Friday, June 1, 2007

The Soul Sucking Suburbs

We were a family of suburbanites... Mom, Dad, four children and a dog, who moved to a small town and have been changed by it. Living in a small town is dramatically different than living in a suburb, in big ways (the distance to things) and in small ways (many stores don't take credit cards).

Pete and I spent the first 35 years of our lives in the suburbs. We have always lived in the suburbs. We knew no other way. Suburbs are so darn convenient. We were near work, a variety of restaurants, the mall... Target. We had a new, lovely house in a pretty neighborhood. All around us were identical homes with other families... we think. We never actually saw other people.

And that was what was strange... we knew that the houses were owned by people but no one visited the neighborhood swimming pool. The playground sat empty. The only living beings on the walking paths were squirrels. For the longest time, we didn't question this, we just accepted it as the status quo. "Well, both parents work and the children are at school or daycare all day. Bummer for us, as a homeschooling family.".

One summer though, our eyes were opened as to how weird all of this was. In a neighborhood of 300 houses, that swimming pool should have been packed. As my children splashed listlessly, looking around for some playmates, it dawned on me that this was creepy... like a Twilight Zone episode. I would hum to myself, "Where have all the children gone? Long time passing...".

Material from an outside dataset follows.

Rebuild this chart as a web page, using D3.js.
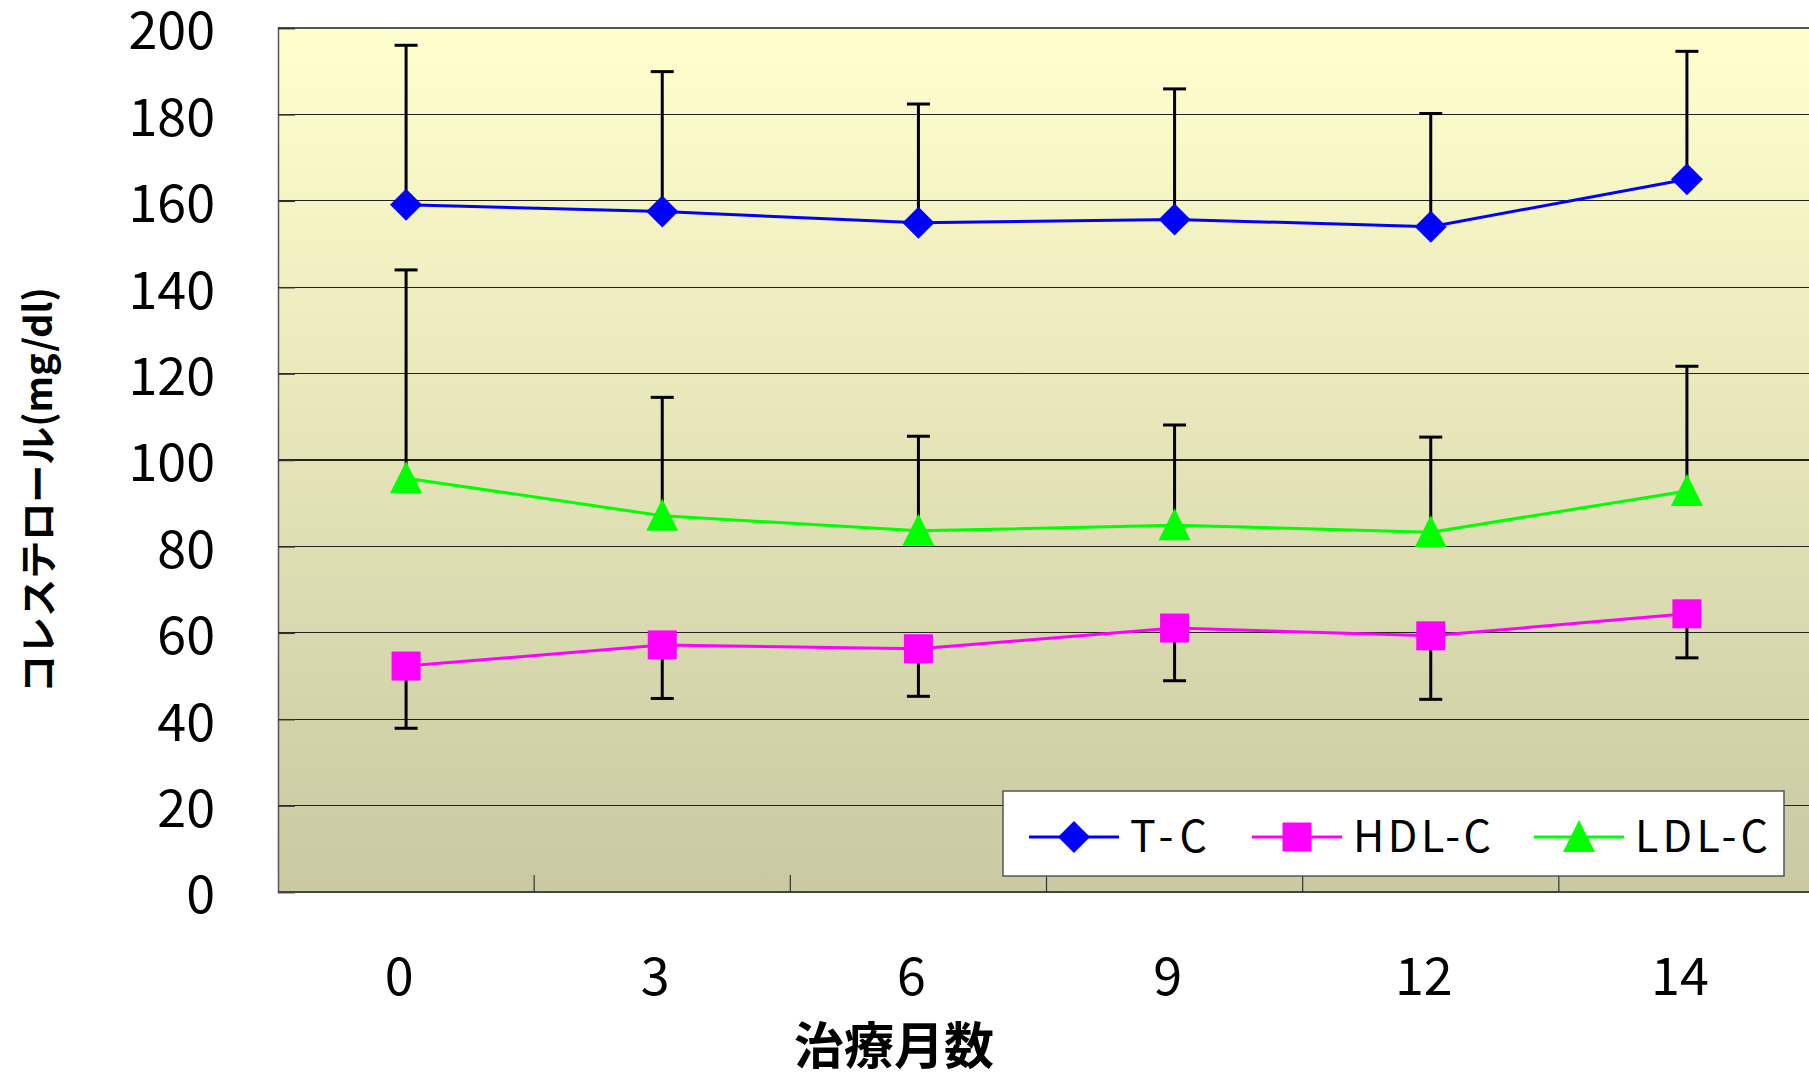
<!DOCTYPE html>
<html><head><meta charset="utf-8">
<script src="https://cdn.jsdelivr.net/npm/d3@7"></script>
<style>body{margin:0;background:#fff;} svg{display:block;}</style>
</head><body>
<svg id="chart" width="1809" height="1076"></svg>
<script>
// ---- data ----
const months = ["0", "3", "6", "9", "12", "14"];
const yTicks = [0, 20, 40, 60, 80, 100, 120, 140, 160, 180, 200];
const tcMean = [159.1, 157.5, 154.9, 155.7, 154.0, 165.0];
const tcErrTop = [196.0, 189.9, 182.4, 185.9, 180.2, 194.6];
const hdlMean = [52.3, 57.2, 56.3, 61.1, 59.3, 64.4];
const hdlErrBottom = [37.9, 44.8, 45.3, 48.9, 44.6, 54.2];
const ldlMean = [95.8, 87.1, 83.6, 84.9, 83.3, 92.8];
const ldlErrTop = [144.0, 114.5, 105.5, 108.1, 105.3, 121.7];
const seriesNames = ["T-C", "HDL-C", "LDL-C"];
const seriesColors = ["#0000FF", "#FF00FF", "#00FF00"];
const yTitle = "コレステロール(mg/dl)";
const xTitle = "治療月数";

const svg = d3.select("#chart");
const L = 278, R = 1815, T = 28, B = 892;
const x = d3.scaleBand().domain(months).range([L, R]).padding(0);
const bw = x.bandwidth();
const cx = m => x(m) + bw / 2;
const y = d3.scaleLinear().domain([0, 200]).range([B, T]);
const font = "'Noto Sans CJK JP', 'Noto Sans', sans-serif";

// background gradient
const defs = svg.append("defs");
const grad = defs.append("linearGradient").attr("id", "bg").attr("x1", 0).attr("y1", 0).attr("x2", 0).attr("y2", 1);
grad.append("stop").attr("offset", "0%").attr("stop-color", "#FFFFCE");
grad.append("stop").attr("offset", "100%").attr("stop-color", "#C9C9A2");
svg.append("rect").attr("x", L).attr("y", T).attr("width", R - L).attr("height", B - T).attr("fill", "url(#bg)");

// gridlines
svg.append("g").selectAll("line").data(yTicks.filter(d => d > 0)).join("line")
  .attr("x1", L).attr("x2", R).attr("y1", d => y(d)).attr("y2", d => y(d))
  .attr("stroke", "#222").attr("stroke-width", 1.2).attr("shape-rendering", "crispEdges");

// frame top
svg.append("line").attr("x1", L).attr("x2", R).attr("y1", T).attr("y2", T)
  .attr("stroke", "#666").attr("stroke-width", 1.5);

// y axis
const yAxis = d3.axisLeft(y).tickValues(yTicks).tickSize(-17).tickPadding(0).tickFormat(d3.format("d"));
const gy = svg.append("g").attr("transform", `translate(${L},0)`).call(yAxis);
gy.select(".domain").attr("stroke", "#555").attr("stroke-width", 1.5);
gy.selectAll(".tick line").attr("stroke", "#333").attr("stroke-width", 1.5);
gy.selectAll(".tick text").attr("x", -63).attr("dy", "0.4em").attr("font-size", 52)
  .attr("font-family", font).attr("fill", "#000");

// x axis
svg.append("line").attr("x1", L).attr("x2", R).attr("y1", B).attr("y2", B).attr("stroke", "#444").attr("stroke-width", 1.8);
svg.append("g").selectAll("line").data(months.slice(1)).join("line")
  .attr("x1", d => x(d)).attr("x2", d => x(d)).attr("y1", B).attr("y2", B - 17)
  .attr("stroke", "#333").attr("stroke-width", 1.2);
svg.append("g").selectAll("text").data(months).join("text")
  .attr("x", d => cx(d) - 7).attr("y", 995).attr("text-anchor", "middle")
  .attr("font-size", 52).attr("font-family", font).attr("fill", "#000").text(d => d);

// titles
svg.append("text").attr("x", 894).attr("y", 1064).attr("text-anchor", "middle")
  .attr("font-size", 50).attr("font-weight", "bold").attr("font-family", font).text(xTitle);
svg.append("text").attr("transform", "translate(52,490) rotate(-90)").attr("text-anchor", "middle")
  .attr("font-size", 38).attr("font-weight", "bold").attr("font-family", font).text(yTitle);

// error bars
function errBars(means, ends) {
  const g = svg.append("g").attr("stroke", "#000").attr("stroke-width", 3);
  months.forEach((m, i) => {
    g.append("line").attr("x1", cx(m)).attr("x2", cx(m)).attr("y1", y(means[i])).attr("y2", y(ends[i]));
    g.append("line").attr("x1", cx(m) - 11.5).attr("x2", cx(m) + 11.5).attr("y1", y(ends[i])).attr("y2", y(ends[i]));
  });
}
errBars(tcMean, tcErrTop);
errBars(hdlMean, hdlErrBottom);
errBars(ldlMean, ldlErrTop);

// lines
const lineGen = d3.line().x((d, i) => cx(months[i])).y(d => y(d));
[tcMean, hdlMean, ldlMean].forEach((s, k) => {
  svg.append("path").attr("d", lineGen(s)).attr("fill", "none").attr("stroke", seriesColors[k]).attr("stroke-width", 3);
});

// markers
const diamond = (g, px, py, c) => g.append("path").attr("d", `M${px},${py - 16}L${px + 16},${py}L${px},${py + 16}L${px - 16},${py}Z`).attr("fill", c);
const square = (g, px, py, c) => g.append("rect").attr("x", px - 14.5).attr("y", py - 14.5).attr("width", 29).attr("height", 29).attr("fill", c);
const triangle = (g, px, py, c) => g.append("path").attr("d", `M${px},${py - 17}L${px + 16},${py + 15}L${px - 16},${py + 15}Z`).attr("fill", c);
const markerFns = [diamond, square, triangle];
const mg = svg.append("g");
[tcMean, hdlMean, ldlMean].forEach((s, k) => {
  s.forEach((v, i) => markerFns[k](mg, cx(months[i]), y(v), seriesColors[k]));
});

// legend
const lg = svg.append("g");
lg.append("rect").attr("x", 1003).attr("y", 791).attr("width", 781).attr("height", 85)
  .attr("fill", "#fff").attr("stroke", "#555").attr("stroke-width", 1.5);
const legX = [1029, 1252, 1534];
const legW = [77, 138, 133];
seriesNames.forEach((n, k) => {
  const lx = legX[k], ly = 837;
  lg.append("line").attr("x1", lx).attr("x2", lx + 90).attr("y1", ly).attr("y2", ly)
    .attr("stroke", seriesColors[k]).attr("stroke-width", 3);
  markerFns[k](lg, lx + 45, ly, seriesColors[k]);
  lg.append("text").attr("x", lx + 101).attr("y", 852).attr("font-size", 43)
    .attr("textLength", legW[k]).attr("lengthAdjust", "spacing")
    .attr("font-family", font).attr("fill", "#000").text(n);
});
</script>
</body></html>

I realized that we were deeply lonely, even though we were surrounded by people. I could go to Meijer's and not run into a single person I knew, even though I'd been living two blocks away for seven years. That's not right.

One day it occured to me, "We could all drop dead in this house from carbon monoxide poisoning and no one would know for months.". That's how connected we were to our neighbors. Everyone was living their lives in the fortress of their own homes and not building relationships. We were going through the motions of having a life but it didn't feel like living. There had to be something different, something better... an authentic life.

To make a long, exhilarating and frustrating story short, one summer we discovered an honest-to-goodness small town about 40 miles west of us. Much to our surprise, we moved there. It's been a life-changing experience with wonderful moments and difficult ones. It's not utopia, to be sure. But it has always felt authentic, messy, real. We've gotten our souls back.